The first student to arrive is assigned the job of giving out pre-printed name tags. I put names on all the giffs and the person who first guesses the name of the composer passes the gifts out at random. Each student then has to match the name on the gift to a name tag. It serves as a “mixer” and then it’s off to the kitchen for pizza and punch. After eating, we fill whatever time is left with “painting” decorations on Holiday cookies which they take home to their families. Some, of course, are eaten here. I set out paint brushes and a variety of colored icings. It’s amazing how many students are also very good artists. (One of my adult students is a high school art teacher and I’11 use his talent to inspire anyone who needs help.)

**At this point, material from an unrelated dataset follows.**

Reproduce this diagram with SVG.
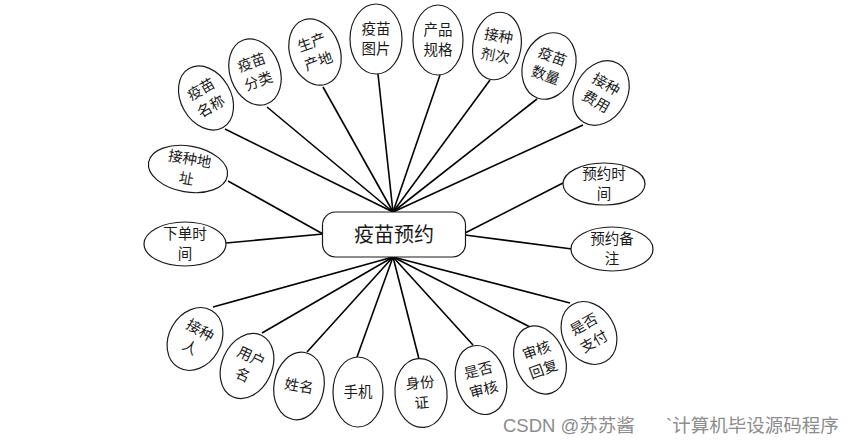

Regarding gifts, I haven’t had the courage to request that they not bring me anything. Some take great pleasure in bringing, candy, cookies, ornaments, or something special they have made. I immediately open any gifts brought to a lesson, but set aside and open later, any that are brought to our Holiday parly. Thank you notes are mailed to everyone who brings a gift. My favorite gifts are Christmas tree ornaments which every year remind me of students “from the past.” No matter how many years old they are, I still fondly remember which student the ornament came from.
HAPPY HOLIDAYS TO ALL!
Look for me to publish more information like this in this blog in the future. I aim to do so because of attending a meeting of the Cuyahoga Valley Genealogical Society a couple months ago and hearing Dr Deborah Abbott make the case for writing down what you have done with your life for your children and other descendants. In this case, I am acting on behalf of MJ, for the benefit of her children, grandchildren, and other descendants, and I hope to record other aspects of her life, along with some of my own experiences.